Now Dave Leach said another thing to me this morning that I think I better share with you. He said there is a vast difference between the propagation from the original plant and the future propagation, and, unfortunately, that is true, but I hadn't thought about it with rhododendrons, frankly speaking, even though I have proved it in carnations.
When I came to this country we were growing a yellow carnation, 'Maine Sunshine', that was very difficult to propagate - therefore very expensive - and everybody said, "Why don't you breed a carnation that's easier to propagate?" Well, I had no difficulty getting new yellows that were easy to propagate the first propagation generation or two, and, if I kept propagating from cuttings all the time, I could propagate for about fifteen to twenty generations without any decrease in their rootability. But if I let the plants bloom and then took the cuttings, it wasn't more than two or three generations before my seedlings were just as hard to propagate from cuttings as 'Maine Sunshine' itself was.

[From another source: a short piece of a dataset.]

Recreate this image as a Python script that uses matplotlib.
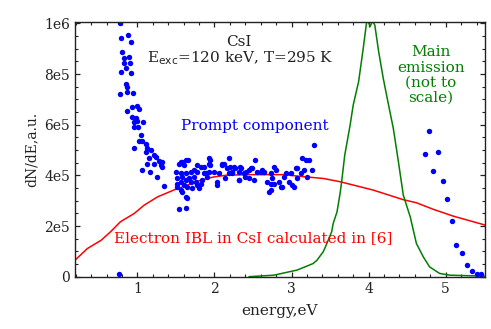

And so I looked at the literature and found out that the avocado growers had paid some attention to this, and they said in effect that any darn fool can propagate avocados from a seedling, but if you let the plant fruit for a few years, it just doesn't propagate very readily. This is apparently a matter of juvenility that has not been studied in rhododendrons, and I'm glad you brought it up because it apparently is going to influence rhododendron production. It simply means that any potential rhododendron breeder would have to test the propagation feature also before he turns them over for commercial propagators because otherwise the loss is going to be much greater than it ought to be.